Lastly, there's no sense of progress. It's clear that in lower ranks, like bronze and silver, that we're competing against (and matching with) gold and platinum players. And then we rank up (really slowly), and... we're still playing with/against the same cohort. No change, no progress, no fun. Just one long, hard slog, with slow achievement and low variance over the course of a season.

So, where does this leave us?

Imagine, that no matter how much time you put in, how much skill you develop, you will never be rewarded with in-game advantage (at least in BR). Ranking up doesn't materially impact the difficulty/quality of the game (the "scenery" doesn't change). Your team can't settle on play strats because the points system is gibberish.

The old ranked system naturally pooled players over the course of a split. Match difficulty increased organically over time, and player skill distributions were emergent (demarcated by rank value).
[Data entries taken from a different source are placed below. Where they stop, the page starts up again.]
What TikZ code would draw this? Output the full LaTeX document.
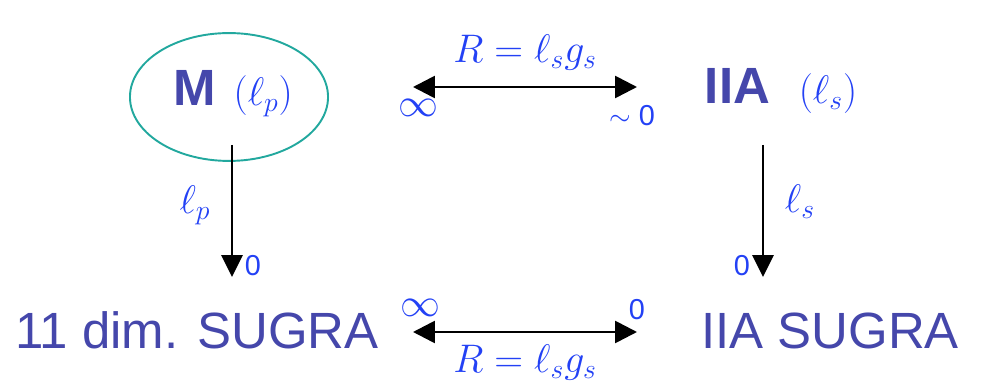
\documentclass[tikz,border=0pt]{standalone}
\usepackage{fontspec}
\setsansfont{Liberation Sans}
\usepackage{xcolor}
\usepackage{tikz}
\usetikzlibrary{arrows.meta,positioning,shapes.geometric}
\definecolor{txtc}{HTML}{4547AB}
\definecolor{mathc}{HTML}{2341F5}
\definecolor{ringc}{HTML}{22A89E}
\tikzset{
  ar/.style={{Triangle[length=11.4pt,width=11.4pt]}-{Triangle[length=11.4pt,width=11.4pt]},line width=1.4pt,black},
  dn/.style={-{Triangle[length=11.4pt,width=11pt]},line width=1.4pt,black},
  big/.style={font=\sffamily\fontsize{26.5}{31}\selectfont,text=txtc,inner sep=0pt},
  mth/.style={font=\fontsize{20.74}{24}\selectfont,text=mathc,inner sep=0pt},
  lim/.style={font=\sffamily\fontsize{15}{17}\selectfont,text=mathc,inner sep=0pt},
  ring/.style={draw=ringc,line width=1pt,ellipse,minimum width=103pt,minimum height=66.5pt,inner sep=0pt}
}

\begin{document}
\begin{tikzpicture}[x=0.52pt,y=-0.52pt]
\useasboundingbox (0,0) rectangle (985,385);
\node[ring] (mring) at (229,97) {};
\node[big,anchor=base] (mth) at (233,106) {\bfseries M\hspace{9.4pt}{\color{mathc}\fontsize{20.74}{24}\selectfont$(\ell_p)$}};
\node[big,anchor=base] (iia) at (781,104) {\bfseries IIA\hspace{15pt}{\color{mathc}\fontsize{20.74}{24}\selectfont$(\ell_s)$}};
\node[big,anchor=base] (sugra) at (197,349) {11 dim. SUGRA};
\node[big,anchor=base] (iiasugra) at (830,349) {IIA SUGRA};
\coordinate (tl) at (413,87);
\coordinate (tr) at (637,87);
\coordinate (bl) at (413,332);
\coordinate (br) at (637,332);
\coordinate (lt) at (232,145);
\coordinate (lb) at (232,277);
\coordinate (rt) at (763,145);
\coordinate (rb) at (763,277);
\draw[ar] (tl) -- (tr) node[midway,above=8pt,mth] (rtop) {$R=\ell_sg_s$};
\draw[ar] (bl) -- (br) node[midway,below=6pt,mth] (rbot) {$R=\ell_sg_s$};
\draw[dn] (lt) -- (lb);
\draw[dn] (rt) -- (rb);
\node[mth] (inft) at (418,108) {$\infty$};
\node[lim] (zt) at (632,116) {$\sim$ 0};
\node[mth] (infb) at (420,308) {$\infty$};
\node[lim] (zb) at (637,310) {0};
\node[mth] (lp) at (195,205) {$\ell_p$};
\node[mth] (ls) at (800,202) {$\ell_s$};
\node[lim] (zl) at (253,266) {0};
\node[lim] (zr) at (742,266) {0};
\end{tikzpicture}
\end{document}
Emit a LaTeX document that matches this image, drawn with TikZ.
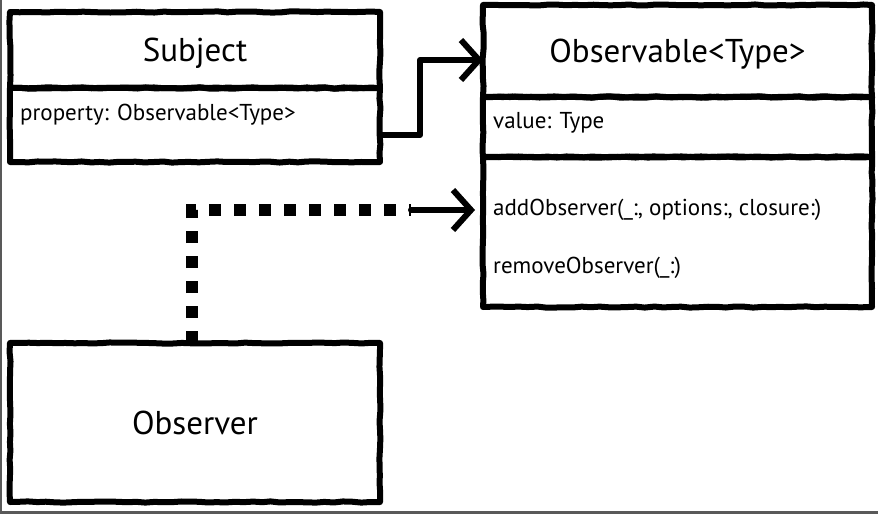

In new ranked, players are pre-emptively fit into [flatter] predicted skill distributions, which they may chose to fulfill (by grinding the game).

True competition relies on emergent outcomes. I.e.: when I show up for a race, I have no idea who I'm competing against, and that's thrilling. As I train harder, the nature and qualities of racing shift dramatically as I *work* my way up the ladder. The current hidden MMR system minimizes these effects, exchanging an earned progress for a dispensed one.

Fortunately, none of this is hard to fix. Keep the placement matches (to reduce smurphing), but stop forcing ranked players into MMR-cohorts. Once we're placed, let the ranks naturally sort themselves out. Quit with the skill-bonus-adjusted RP bulls***. Simplify RP. Reward points for placement, points for kills, and reasonable bonuses for killing *higher-ranked* players.

Folks hit it on the nose with the "let ranked be ranked" sentiment. Edge cases like ring-camping and ratting are red herrings. Hidden MMR simply isn't compatible with true competition. The over-emphasized placement points, tweaked "skill-based adjustment", and brutal ring adjustments, can't fix this fundamental flaw.